(Written instruction): Extract the lines up to and including the one that contains "from matplotlib.colors import", starting with the first line of the entries below, and omit the pictures.
• • •
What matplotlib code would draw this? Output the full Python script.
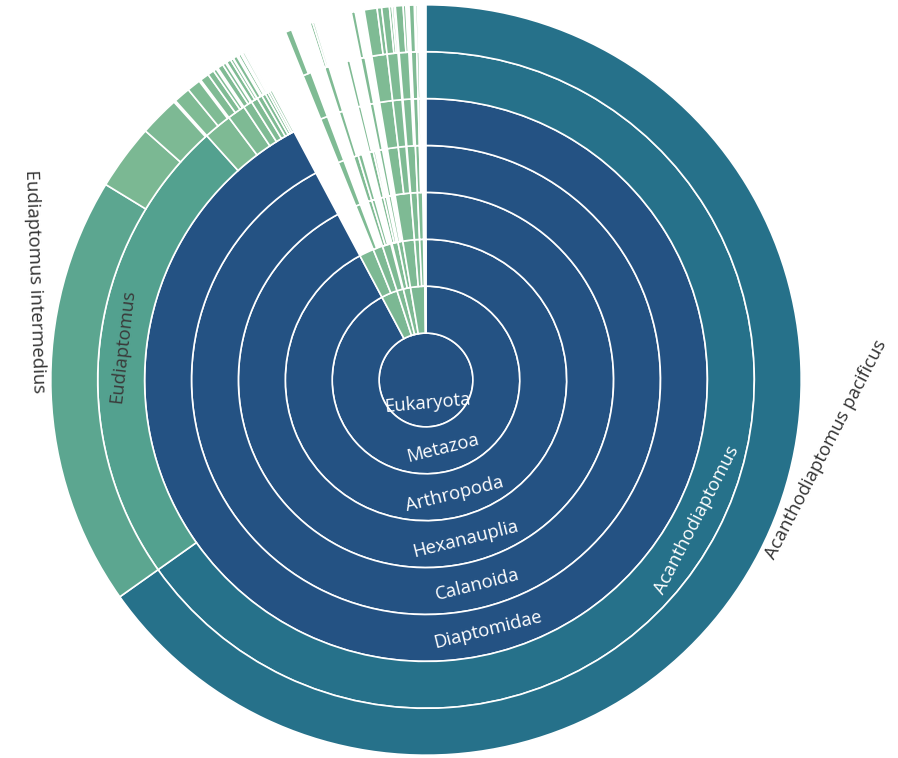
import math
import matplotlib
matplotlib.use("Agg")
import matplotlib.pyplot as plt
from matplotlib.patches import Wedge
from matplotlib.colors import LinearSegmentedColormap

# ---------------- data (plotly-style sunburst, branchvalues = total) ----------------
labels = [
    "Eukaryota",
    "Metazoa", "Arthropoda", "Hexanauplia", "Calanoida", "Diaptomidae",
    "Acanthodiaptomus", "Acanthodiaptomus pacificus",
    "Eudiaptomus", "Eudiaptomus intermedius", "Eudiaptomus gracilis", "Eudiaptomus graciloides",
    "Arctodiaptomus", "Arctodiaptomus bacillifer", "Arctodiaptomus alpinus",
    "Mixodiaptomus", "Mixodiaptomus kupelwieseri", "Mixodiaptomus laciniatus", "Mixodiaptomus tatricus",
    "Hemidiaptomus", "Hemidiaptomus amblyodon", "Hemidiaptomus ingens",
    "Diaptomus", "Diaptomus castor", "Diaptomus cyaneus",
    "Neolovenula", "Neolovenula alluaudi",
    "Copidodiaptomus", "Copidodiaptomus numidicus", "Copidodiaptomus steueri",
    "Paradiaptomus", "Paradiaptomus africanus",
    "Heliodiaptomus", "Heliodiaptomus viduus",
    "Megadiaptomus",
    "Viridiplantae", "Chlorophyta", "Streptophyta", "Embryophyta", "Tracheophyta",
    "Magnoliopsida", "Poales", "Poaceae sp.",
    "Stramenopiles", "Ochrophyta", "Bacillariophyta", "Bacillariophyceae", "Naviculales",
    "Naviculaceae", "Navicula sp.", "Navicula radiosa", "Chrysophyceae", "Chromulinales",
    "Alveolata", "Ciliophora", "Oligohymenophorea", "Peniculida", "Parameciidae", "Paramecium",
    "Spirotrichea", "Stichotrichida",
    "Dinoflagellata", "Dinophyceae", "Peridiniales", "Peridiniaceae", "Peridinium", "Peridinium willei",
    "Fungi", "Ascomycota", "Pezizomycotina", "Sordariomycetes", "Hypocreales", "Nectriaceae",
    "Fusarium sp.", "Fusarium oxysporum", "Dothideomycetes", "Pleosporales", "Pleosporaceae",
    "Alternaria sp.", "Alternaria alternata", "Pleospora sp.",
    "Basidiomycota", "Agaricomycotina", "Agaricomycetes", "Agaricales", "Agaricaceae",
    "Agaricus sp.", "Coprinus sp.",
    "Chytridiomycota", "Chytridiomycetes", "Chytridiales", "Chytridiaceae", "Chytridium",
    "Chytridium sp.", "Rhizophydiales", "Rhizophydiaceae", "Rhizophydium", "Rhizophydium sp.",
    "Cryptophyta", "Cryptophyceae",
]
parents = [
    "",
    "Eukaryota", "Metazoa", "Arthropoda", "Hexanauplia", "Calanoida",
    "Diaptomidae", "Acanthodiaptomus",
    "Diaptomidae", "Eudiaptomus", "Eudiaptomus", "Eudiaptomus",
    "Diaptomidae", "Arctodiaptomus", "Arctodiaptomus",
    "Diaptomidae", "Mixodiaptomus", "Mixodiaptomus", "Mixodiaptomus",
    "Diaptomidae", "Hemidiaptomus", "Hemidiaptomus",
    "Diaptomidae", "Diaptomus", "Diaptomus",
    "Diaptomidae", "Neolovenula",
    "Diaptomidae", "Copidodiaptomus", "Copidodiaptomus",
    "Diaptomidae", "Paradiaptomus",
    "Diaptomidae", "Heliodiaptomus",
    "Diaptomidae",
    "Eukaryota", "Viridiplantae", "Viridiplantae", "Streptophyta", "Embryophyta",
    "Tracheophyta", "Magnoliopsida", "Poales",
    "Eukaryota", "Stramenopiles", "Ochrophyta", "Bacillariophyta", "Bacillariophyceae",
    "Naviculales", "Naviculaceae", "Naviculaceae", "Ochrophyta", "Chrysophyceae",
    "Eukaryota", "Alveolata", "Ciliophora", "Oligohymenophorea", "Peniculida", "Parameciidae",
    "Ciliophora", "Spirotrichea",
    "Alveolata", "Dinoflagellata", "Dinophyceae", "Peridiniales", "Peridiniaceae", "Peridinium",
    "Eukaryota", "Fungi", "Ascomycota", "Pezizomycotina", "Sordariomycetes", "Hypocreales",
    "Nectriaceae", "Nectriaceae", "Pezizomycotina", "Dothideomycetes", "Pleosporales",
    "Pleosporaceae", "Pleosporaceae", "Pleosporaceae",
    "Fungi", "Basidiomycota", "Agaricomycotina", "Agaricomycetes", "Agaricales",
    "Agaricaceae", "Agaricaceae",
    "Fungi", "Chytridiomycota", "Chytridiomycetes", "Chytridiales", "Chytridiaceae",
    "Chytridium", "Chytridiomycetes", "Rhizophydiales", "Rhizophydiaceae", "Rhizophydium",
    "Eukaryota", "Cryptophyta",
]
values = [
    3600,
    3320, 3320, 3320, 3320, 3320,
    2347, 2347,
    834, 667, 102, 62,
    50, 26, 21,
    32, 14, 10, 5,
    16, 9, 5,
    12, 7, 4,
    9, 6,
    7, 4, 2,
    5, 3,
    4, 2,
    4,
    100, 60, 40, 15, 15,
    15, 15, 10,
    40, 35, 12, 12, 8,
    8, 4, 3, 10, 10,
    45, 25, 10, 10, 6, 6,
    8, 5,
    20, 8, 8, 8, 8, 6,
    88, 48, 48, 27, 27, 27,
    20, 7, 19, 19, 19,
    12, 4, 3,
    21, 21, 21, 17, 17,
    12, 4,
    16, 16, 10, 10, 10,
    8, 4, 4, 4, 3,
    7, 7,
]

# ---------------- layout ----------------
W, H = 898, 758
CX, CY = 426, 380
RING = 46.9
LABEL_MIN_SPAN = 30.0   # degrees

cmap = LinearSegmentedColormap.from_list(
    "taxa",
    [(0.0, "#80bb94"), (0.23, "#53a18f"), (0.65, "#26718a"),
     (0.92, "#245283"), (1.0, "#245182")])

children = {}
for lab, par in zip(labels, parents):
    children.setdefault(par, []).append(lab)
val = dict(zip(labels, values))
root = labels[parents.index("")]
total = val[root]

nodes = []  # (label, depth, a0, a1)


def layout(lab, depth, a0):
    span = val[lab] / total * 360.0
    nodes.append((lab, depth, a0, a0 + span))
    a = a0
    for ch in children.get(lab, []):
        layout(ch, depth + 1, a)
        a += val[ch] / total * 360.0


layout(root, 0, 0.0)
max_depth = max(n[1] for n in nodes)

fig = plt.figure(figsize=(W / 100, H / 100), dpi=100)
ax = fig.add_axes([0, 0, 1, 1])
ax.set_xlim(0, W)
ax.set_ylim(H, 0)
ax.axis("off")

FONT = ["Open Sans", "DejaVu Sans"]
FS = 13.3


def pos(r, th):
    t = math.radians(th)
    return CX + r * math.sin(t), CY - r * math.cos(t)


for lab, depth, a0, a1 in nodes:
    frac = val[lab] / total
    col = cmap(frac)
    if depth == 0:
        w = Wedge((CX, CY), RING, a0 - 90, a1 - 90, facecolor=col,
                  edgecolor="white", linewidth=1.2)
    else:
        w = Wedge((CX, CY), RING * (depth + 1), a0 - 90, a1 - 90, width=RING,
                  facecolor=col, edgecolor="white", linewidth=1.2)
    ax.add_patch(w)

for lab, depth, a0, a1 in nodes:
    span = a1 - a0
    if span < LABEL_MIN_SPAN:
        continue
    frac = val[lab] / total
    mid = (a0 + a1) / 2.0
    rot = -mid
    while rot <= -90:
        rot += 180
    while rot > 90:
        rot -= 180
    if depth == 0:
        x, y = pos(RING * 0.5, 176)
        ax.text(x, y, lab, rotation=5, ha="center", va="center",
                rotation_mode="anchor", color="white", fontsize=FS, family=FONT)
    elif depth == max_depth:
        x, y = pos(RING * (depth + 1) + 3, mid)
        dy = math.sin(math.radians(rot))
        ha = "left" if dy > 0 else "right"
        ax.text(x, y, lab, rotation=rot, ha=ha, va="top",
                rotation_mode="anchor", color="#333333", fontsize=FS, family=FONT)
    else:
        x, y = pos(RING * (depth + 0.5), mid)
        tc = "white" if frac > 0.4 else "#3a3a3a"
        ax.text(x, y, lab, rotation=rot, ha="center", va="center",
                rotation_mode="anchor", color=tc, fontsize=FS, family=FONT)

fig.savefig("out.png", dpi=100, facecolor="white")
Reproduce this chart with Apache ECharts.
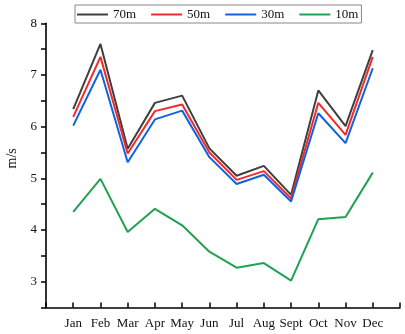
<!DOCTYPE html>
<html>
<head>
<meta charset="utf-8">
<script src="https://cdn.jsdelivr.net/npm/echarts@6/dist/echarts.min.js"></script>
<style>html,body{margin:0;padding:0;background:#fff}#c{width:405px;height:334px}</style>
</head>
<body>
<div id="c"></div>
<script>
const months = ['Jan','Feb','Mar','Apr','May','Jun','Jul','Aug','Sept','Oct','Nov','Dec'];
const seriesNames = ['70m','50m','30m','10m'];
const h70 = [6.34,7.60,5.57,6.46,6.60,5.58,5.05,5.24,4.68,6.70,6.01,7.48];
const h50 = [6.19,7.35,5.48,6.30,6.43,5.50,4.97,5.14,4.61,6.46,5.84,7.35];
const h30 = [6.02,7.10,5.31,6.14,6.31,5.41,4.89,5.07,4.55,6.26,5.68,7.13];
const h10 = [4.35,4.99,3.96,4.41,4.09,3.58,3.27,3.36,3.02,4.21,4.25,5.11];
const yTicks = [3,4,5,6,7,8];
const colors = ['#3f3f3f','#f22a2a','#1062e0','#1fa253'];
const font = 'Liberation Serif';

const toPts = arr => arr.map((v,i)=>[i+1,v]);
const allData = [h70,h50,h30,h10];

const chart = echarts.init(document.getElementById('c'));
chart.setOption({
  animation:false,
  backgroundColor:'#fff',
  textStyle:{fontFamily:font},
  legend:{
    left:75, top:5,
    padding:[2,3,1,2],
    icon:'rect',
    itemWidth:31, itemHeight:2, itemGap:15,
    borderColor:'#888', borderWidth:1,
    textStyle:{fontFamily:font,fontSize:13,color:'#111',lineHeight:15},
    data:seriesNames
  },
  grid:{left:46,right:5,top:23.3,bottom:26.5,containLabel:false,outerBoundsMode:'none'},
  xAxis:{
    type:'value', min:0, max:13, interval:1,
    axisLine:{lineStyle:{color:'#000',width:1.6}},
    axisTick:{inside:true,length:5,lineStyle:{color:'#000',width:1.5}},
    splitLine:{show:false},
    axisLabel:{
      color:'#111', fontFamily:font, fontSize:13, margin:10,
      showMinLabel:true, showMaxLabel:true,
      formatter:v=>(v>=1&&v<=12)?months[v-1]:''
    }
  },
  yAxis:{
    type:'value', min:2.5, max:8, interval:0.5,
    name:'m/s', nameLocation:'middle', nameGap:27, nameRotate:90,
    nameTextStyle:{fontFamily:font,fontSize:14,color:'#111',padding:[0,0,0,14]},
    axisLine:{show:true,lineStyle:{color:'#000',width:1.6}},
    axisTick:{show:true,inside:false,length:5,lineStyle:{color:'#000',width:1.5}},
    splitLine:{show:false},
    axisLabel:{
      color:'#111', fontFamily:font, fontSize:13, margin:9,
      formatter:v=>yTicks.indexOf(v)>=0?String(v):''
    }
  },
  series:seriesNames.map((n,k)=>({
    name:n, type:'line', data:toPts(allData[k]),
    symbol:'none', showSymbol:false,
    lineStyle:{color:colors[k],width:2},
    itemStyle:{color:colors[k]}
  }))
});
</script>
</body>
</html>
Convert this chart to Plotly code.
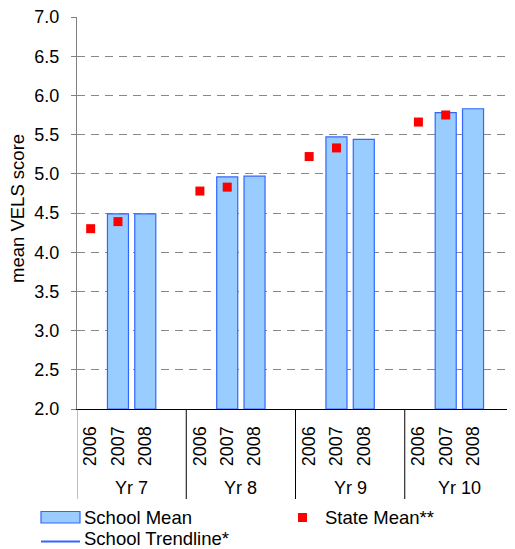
• • •
(The output):
What matplotlib code would draw this? Output the full Python script.
import math
import matplotlib
matplotlib.use("Agg")
import matplotlib.pyplot as plt
from matplotlib.patches import Wedge
from matplotlib.colors import LinearSegmentedColormap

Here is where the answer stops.